Bleomycin is dissolved in physiological saline solution, producing a concentration of 1-3 x 103 IU/mL; this solution is then injected into the tumour and the surrounding tissue.
Following drainage of the pleural cavity, bleomycin dissolved in 100 ml physiological saline solution and instilled via the puncture cannula or drainage catheter. The cannula or catheter is then removed. In order to ensure uniform distribution of the bleomycin in the serous cavity, position of patient should be changed every 5 minutes for a period of 20 minutes.
Approximately 45% of Bleomycin will be absorbed; this has to be considered for total dose (body surface area, kidney function, lung function).
Perivascular administration of bleomycin does not usually require any specific measures. If in doubt (highly concentrated solution, sclerotic tissue, etc.) perfusion can be performed with a physiological saline solution.
The reconstituted/diluted product should be used immediately.
Single use only, the reconstituted solution is a clear pale yellow solution. Any unused solution should be discarded.
The general guidelines for safe handling of cytotoxic medicinal products must be adhered to. Appropriate precautions should be taken to avoid contact with the skin, mucous membranes and eyes.

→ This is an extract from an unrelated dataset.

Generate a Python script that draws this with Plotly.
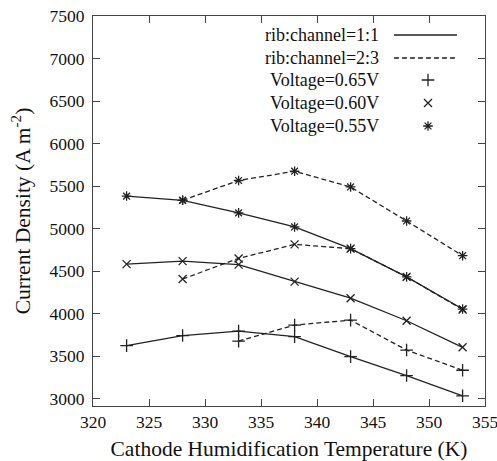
import plotly.graph_objects as go

temps = [323, 328, 333, 338, 343, 348, 353]
temps_23 = [328, 333, 338, 343, 348, 353]
temps_23_065 = [333, 338, 343, 348, 353]

j11_065 = [3625, 3743, 3795, 3731, 3495, 3273, 3035]
j11_060 = [4583, 4618, 4577, 4377, 4182, 3917, 3605]
j11_055 = [5383, 5333, 5185, 5020, 4765, 4433, 4055]

j23_065 = [3678, 3866, 3925, 3573, 3335]
j23_060 = [4408, 4650, 4815, 4765, 4433, 4050]
j23_055 = [5333, 5566, 5675, 5490, 5090, 4682]

legend_labels = ["rib:channel=1:1", "rib:channel=2:3",
                 "Voltage=0.65V", "Voltage=0.60V", "Voltage=0.55V"]

FONT = "Liberation Serif"
LC = "#222222"
fig = go.Figure()

def add(x, y, dashed, sym, size):
    fig.add_trace(go.Scatter(
        x=x, y=y, mode="lines+markers", showlegend=False,
        line=dict(color=LC, width=1.3, dash="5px,3px" if dashed else "solid"),
        marker=dict(symbol=sym, size=size, color=LC, line=dict(color=LC, width=1.3)),
    ))

add(temps, j11_065, False, "cross-thin-open", 9)
add(temps, j11_060, False, "x-thin-open", 8)
add(temps, j11_055, False, "asterisk-open", 8)
add(temps_23_065, j23_065, True, "cross-thin-open", 9)
add(temps_23, j23_060, True, "x-thin-open", 8)
add(temps_23, j23_055, True, "asterisk-open", 8)

# custom gnuplot-style key
def px2x(px):
    return (px - 93) / 392
def py2y(py):
    return (406 - py) / 390

rows = [35, 58, 80, 103, 126]
annotations = []
for lab, r in zip(legend_labels, rows):
    annotations.append(dict(x=px2x(381), y=py2y(r), xref="paper", yref="paper",
                            text=lab, showarrow=False, xanchor="right", yanchor="middle",
                            font=dict(family=FONT, size=18, color="#111")))
shapes = [
    dict(type="line", xref="paper", yref="paper", x0=px2x(394), x1=px2x(457),
         y0=py2y(rows[0]), y1=py2y(rows[0]), line=dict(color=LC, width=1.3)),
    dict(type="line", xref="paper", yref="paper", x0=px2x(394), x1=px2x(457),
         y0=py2y(rows[1]), y1=py2y(rows[1]), line=dict(color=LC, width=1.3, dash="5px,3px")),
]
for sym, r, size in [("cross-thin-open", rows[2], 9), ("x-thin-open", rows[3], 8),
                     ("asterisk-open", rows[4], 8)]:
    fig.add_trace(go.Scatter(x=[px2x(428)], y=[py2y(r)], xaxis="x2", yaxis="y2",
                             mode="markers", showlegend=False,
                             marker=dict(symbol=sym, size=size, color=LC,
                                         line=dict(color=LC, width=1.3))))

axis_common = dict(showgrid=False, zeroline=False, showline=True, linecolor="#444",
                   linewidth=1.2, mirror="ticks", ticks="inside", ticklen=7,
                   tickcolor="#444", tickwidth=1.2, automargin=False,
                   ticklabeloverflow="allow",
                   tickfont=dict(family=FONT, size=17.5, color="#111"))

fig.update_layout(
    width=497, height=461,
    margin=dict(l=93, r=12, t=16, b=55),
    paper_bgcolor="white", plot_bgcolor="white",
    xaxis=dict(range=[320, 355.0001], dtick=5, tick0=320,
               title=dict(text="Cathode Humidification Temperature (K)", standoff=10,
                          font=dict(family=FONT, size=21.5, color="#111")),
               **axis_common),
    yaxis=dict(range=[2915, 7500.0001], dtick=500, tick0=3000, ticklabelstandoff=4,
               title=dict(text="Current Density (A m<sup>-2</sup>)", standoff=12,
                          font=dict(family=FONT, size=21.5, color="#111")),
               **axis_common),
    xaxis2=dict(range=[0, 1], overlaying="x", visible=False, anchor="y2"),
    yaxis2=dict(range=[0, 1], overlaying="y", visible=False, anchor="x2"),
    annotations=annotations, shapes=shapes,
)

fig.write_html("out.html")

In the event of contamination, the parts affected should be washed thoroughly with water.
Urine produced for up to 72 hours after administration of bleomycin should be handled wearing protective clothing.
There is no specific antidote. It is virtually impossible to eliminate bleomycin from the body by dialysis.
The acute reaction following an overdose consists of hypotension, fever, tachycardia, and generalised shock.